The event ended a gruelling 14-week training regime that equipped the new wholetime firefighters with skills needed to protect Scotland from fires, car crashes, severe weather and terrorism.

Chief Officer Alasdair Hay warmly welcomed the future heroes to the single service.

He said: “This is a proud day for the SFRS and for the nation.

“Through their determination, passion and sheer grit these recruits have proved to us, the public and their loved ones that they are the very best Scotland has to offer.

“This is a new horizon for these 101 incredible individuals who have been moulded into brave and committed rescue specialists and will now go on to save lives.

“When I started my career around 30 years ago the focus was on putting out fires but modern risks mean we must broaden our skills and train for the unthinkable, to also overcome severe weather, terrorism and save cardiac arrest victims.

“Congratulations to each and every one graduating today – I was proud to welcome them as trainees and I am now honoured to lead them as firefighters as they go forward and play their part in ensuring the safety of the people of Scotland.”

Minister for Community Safety & Legal Affairs Annabelle Ewing added: “I would like to welcome the new recruits and congratulate them on embarking on what will be a rewarding career in a service committed to keeping people in Scotland safe.

“They are entering a service at this exciting time as it adapts to meet modern risks and support the needs of our communities in the 21st Century.

“Having one national service allows SFRS to target resources where they are most needed and these firefighters will play an absolutely vital role in protecting the people of Scotland.

“They will also help in SFRS’ vital prevention role by sharing safety practices and engaging with local communities.”

The 101 trainees were unveiled in January this year after being hand-selected from more than 5,300 applications.

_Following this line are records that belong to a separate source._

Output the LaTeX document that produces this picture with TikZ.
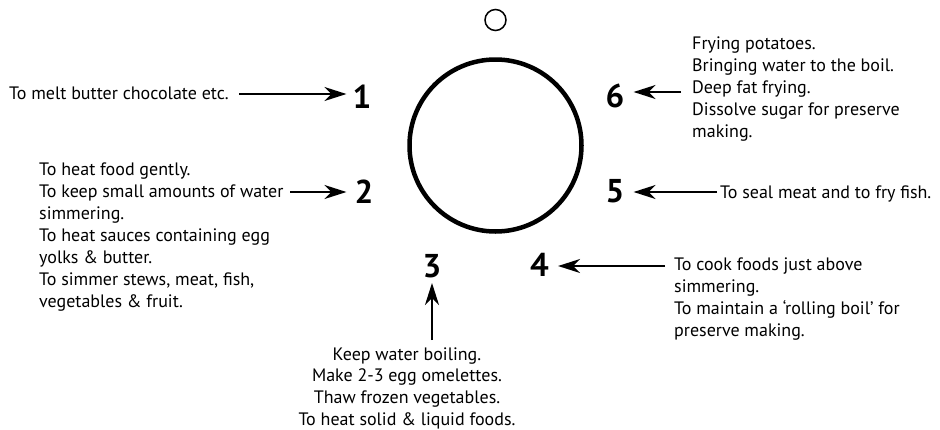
\documentclass[tikz,border=0pt]{standalone}
\usepackage{fontspec}
\setmainfont{PT Sans}
\usetikzlibrary{arrows.meta}
\tikzset{
  body/.style={inner sep=0pt, font=\fontsize{18}{22}\selectfont},
  bodyc/.style={inner sep=0pt, font=\fontsize{18}{21.7}\selectfont},
  num/.style={inner sep=0pt, font=\fontsize{33}{35}\selectfont\bfseries},
  arr/.style={line width=2pt, -{Stealth[length=22pt,width=14pt,inset=7pt]}},
  dial/.style={line width=4.5pt},
  knob/.style={line width=1.5pt}
}
\newcommand{\linesL}[1]{\begin{tabular}[t]{@{}l@{}}#1\end{tabular}}
\newcommand{\linesC}[1]{\begin{tabular}[t]{@{}c@{}}#1\end{tabular}}
\begin{document}
\begin{tikzpicture}[x=1pt,y=-1pt]
\useasboundingbox (0,0) rectangle (940,429);
% dial
\node[draw, circle, dial, minimum size=172pt, inner sep=0pt] (dial) at (495.5,145.5) {};
\node[draw, circle, knob, minimum size=21pt, inner sep=0pt] (mark) at (495.5,20) {};
% numbers
\node[num] (n1) at (362,96.5) {1};
\node[num] (n2) at (364,191.5) {2};
\node[num] (n3) at (432,266) {3};
\node[num] (n4) at (539.5,265) {4};
\node[num] (n5) at (615,191) {5};
\node[num] (n6) at (615,96) {6};
% texts
\node[body, anchor=base west] (t1) at (9,99) {\linesL{To melt butter chocolate etc.}};
\node[body, anchor=base west] (t2) at (39,175) {\linesL{To heat food gently.\\To keep small amounts of water\\simmering.\\To heat sauces containing egg\\yolks \& butter.\\To simmer stews, meat, fish,\\vegetables \& fruit.}};
\node[bodyc, anchor=base] (t3) at (407,360) {\linesC{Keep water boiling.\\Make 2-3 egg omelettes.\\Thaw frozen vegetables.\\To heat solid \& liquid foods.}};
\node[body, anchor=base west] (t4) at (674,270) {\linesL{To cook foods just above\\simmering.\\To maintain a ‘rolling boil’ for\\preserve making.}};
\node[body, anchor=base west] (t5) at (720,198) {\linesL{To seal meat and to fry fish.}};
\node[body, anchor=base west] (t6) at (692,49) {\linesL{Frying potatoes.\\Bringing water to the boil.\\Deep fat frying.\\Dissolve sugar for preserve\\making.}};
% arrow tails
\coordinate (a1) at (239,94);
\coordinate (a2) at (290,192);
\coordinate (a3) at (432,340);
\coordinate (a4) at (665,266);
\coordinate (a5) at (717,192);
\coordinate (a6) at (681,92);
% arrows
\draw[arr, shorten >=6pt] (a1) -- (a1 -| n1.west);
\draw[arr, shorten >=8pt] (a2) -- (a2 -| n2.west);
\draw[arr, shorten >=5pt] (a3) -- (a3 |- n3.south);
\draw[arr, shorten >=9pt] (a4) -- (a4 -| n4.east);
\draw[arr, shorten >=9pt] (a5) -- (a5 -| n5.east);
\draw[arr, shorten >=9pt] (a6) -- (a6 -| n6.east);
\end{tikzpicture}
\end{document}
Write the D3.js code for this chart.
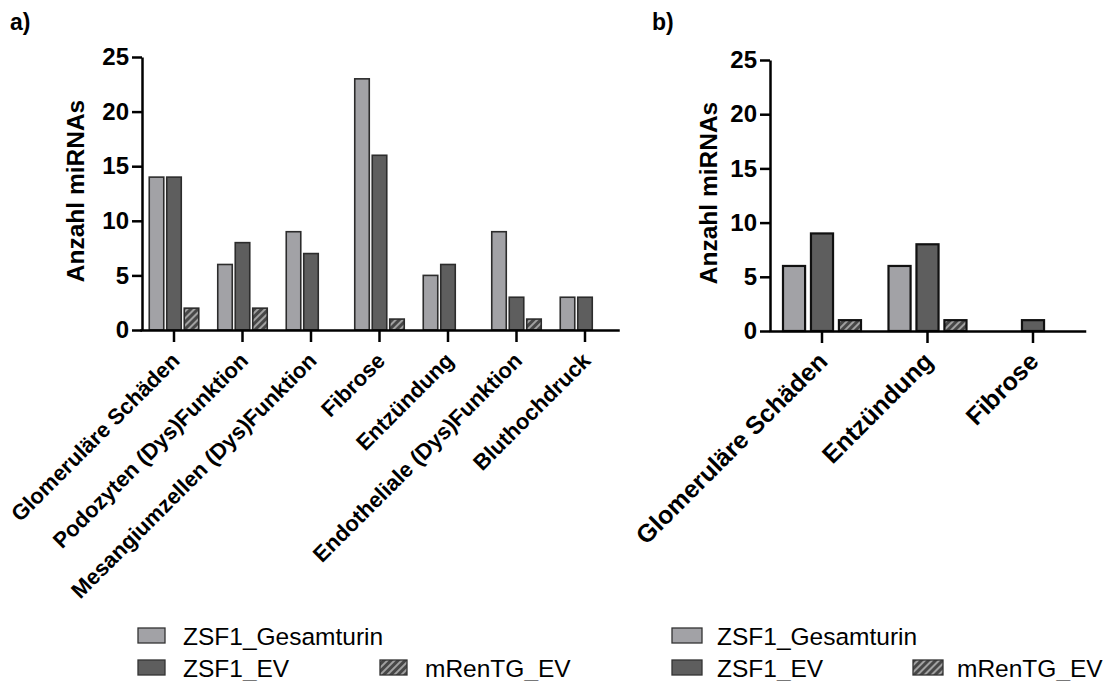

They were then split into three squads to learn vital life-saving skills at three different training facilities – Cambuslang in Glasgow, Portlethen in Aberdeenshire and Thornton in Fife.

During the three-month programme they got to grips with ladders, hoses, water and rope rescues, and tackling burning buildings.

But they also nailed down crucial fire prevention skills such as home fire safety visits – a proactive community engagement tactic that has dramatically slashed house fire callouts and saved lives.

After graduating, new firefighter Rhonda Jones, 37, looked back over her training and life before the SFRS.

The ex-Scotland footballer from Bonnyrigg, Midlothian said: “I have always been physically fit but the SFRS has tapped into a deeper mental strength to turn me into a firefighter.

“The last 14-weeks have been intense, demanding and exhausting and it’s something we can all be proud of.

“It’s a great privilege to now be able to pull on my kit and uniform as an SFRS firefighter – and I’d just like to say thanks to my family and friends who supported me in making this dream a reality.”